European institutions are also keen to protect Europe’s digital sovereignty to keep the digital space as safe and open as possible within the boundaries of the continent. This includes thoughtful regulation towards surveilling monopolies and fighting the data business, as well as improving cybersecurity solutions to tackle threats.
To achieve these ambitions goals, European governments need to speed up and invest in new technologies that are actually able to deliver these results. These include -and must account for- the use and deployment of new ICTs like 5G, Wi Fi 6 or IoT and to promote the implementation of AI in government driven services to ensure that the digital space in Europe is at the forefront in terms of digital transformation.

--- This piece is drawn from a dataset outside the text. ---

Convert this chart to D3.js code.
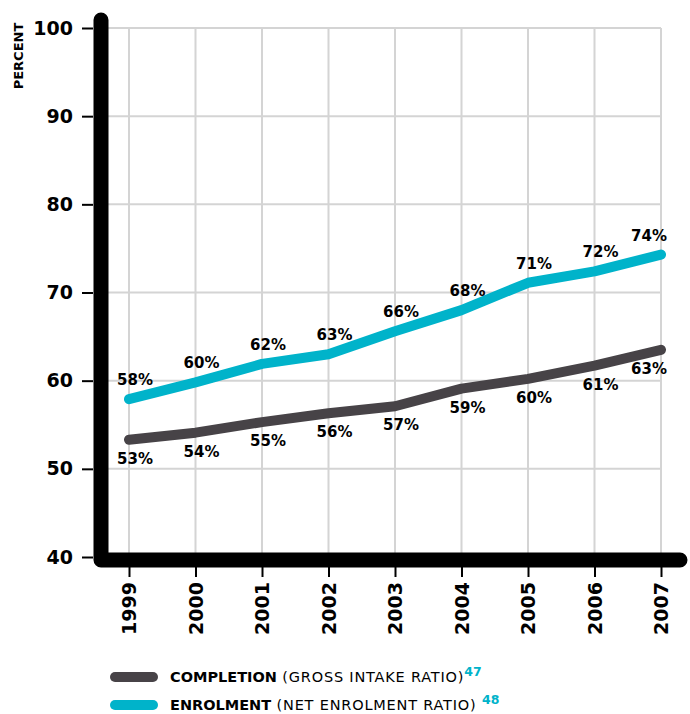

But to bring this technological boost to a good port, collaborations between nations and the private sector must be in place. And it is there that the Chinese ICT company Huawei has an important role to play.
Huawei’s impact in Europe
According to research carried out by Oxford Economics, Huawei’s current contribution in Europe has boosted its economy by €12.8 billion through its economic activity only in 2018 and it has supported the creation of 169,700 jobs either directly or through the supply chain. Huawei is among the companies leading the way in accomplishing the EU’s targets by building fast and reliable networks with all major European operators, and investing in research and development. Its 23 research facilities across 12 countries in Europe, and research programme involving 140 European universities, focusing on everything from wireless to optical technology, cloud computing and new materials are helping European industries strengthen their advantage in these areas.
“The new European Commission wants to deliver digital sovereignty for the EU by establishing a strong technological ecosystem across the continent. This report clearly shows Huawei to be among the top companies in Europe innovating the products and services that will help the EU accomplish its targets,” commented recently Abraham Liu, Huawei’s Chief Representative to the EU Institutions. “We are making a sizeable contribution to the EU economy, helping Europe improve productive capacity and ensuring its firms and industries are not left behind by the pace of digital transformation. Our aim now is to help the European Commission achieve its goal of making Europe ‘fit for the Digital Age’.”
ICTs and the much needed boost of 5G deployment
Besides the company’s effort in R&D and partnerships with universities to enhance digital inclusion and promote sustainable development in Europe, where Huawei most excel is at deploying ICT related technologies. In this context, the penetration of new ICTs is something that should deeply concerns governments, 5G implementation is still far from where it should be, with only Germany and the United Kingdom really exploring an achievable strategy for a mass launch sometime in 2020.
Huawei is working with European carriers to deploy high-speed, low-latency 5G networks. 5G and other advanced technologies will improve the connectivity across Europe and empower the digital transformation of European industries. “5G networks, new-generation chips, and new data processing software will accelerate digital transformation. AI, IoT, and robots will stimulate digital innovation over the next five years. 5G is significantly impacting industries such as media, healthcare, energy, transportation, the automotive industry, logistics, and manufacturing,” said François Barrault, Chairman of Europe’s think tank IDATE DigiWorld.
Huawei, FESTO and Quicktron, for example, jointly demonstrated bringing low-cost AGV connections, ultra-high bandwidth, ultra-low latency and seamless roaming capabilities through Wi-Fi 6 + 5G + optical switching to meet the wide-area mobile requirements of the campus in the digital transformation of the manufacturing industry.
The company’s commitment to Europe has also been shaped by newly formed partnerships with European companies working towards the Union’s goals. Huawei has worked out more than 20 alliance and solution partners including Orange Business Services, Intel, SUSE, T-systems, Dedalus, and Wipro to demonstrate their solutions and success cases in seven major industries: Intelligent City, manufacturing, finance, energy, transportation, retail and healthcare.
The AI Ecosystem Program: €100m In 5 Years
And recently, Huawei has officially announced a new AI Ecosystem Program with an investment of 100 million euros in the next 5 years that aims to help industry organizations, 200,000 developers, 500 ISV partners, and 50 universities and research institutes to boost innovation. The focus will be put into three different -but related- aspects: to improve regulations and standards on AI ethics and security together with the European AI Alliance and European Telecommunications Standards Institute (ETSI); to work with the Big Data Value Association (BDVA) to promote the AI Public-Private Partnership (PPP) across the EU, helping boost AI research and vertical industry development and to nurture the AI university ecosystem in Europe through academic platforms, like the Falling Walls Foundation.
Huawei has a long story in Europe, a story of success in bringing innovation -nonetheless, the company helped deploy 3G and 4G infrastructure in many countries. These type of collaborations as just needed in today’s world. Mostly because digital transformation is an ongoing process that has been boosted by technological breakthroughs researched and deployed in recent years. We are going through a new industrial revolution, the 4IR, where almost every societal interaction will be made using technology, one way or another.
The scope of this digital transformation is such that has kicked off a sort of race between businesses and countries to see who will reach the advantage point faster and with better and more reliable technology. Neither nations nor corporations are in a position to carry out this effort alone and collaboration seems inevitable to stand out in this highly competitive world. And that is what Huawei and Europe’s institutions have been doing for 20 years now.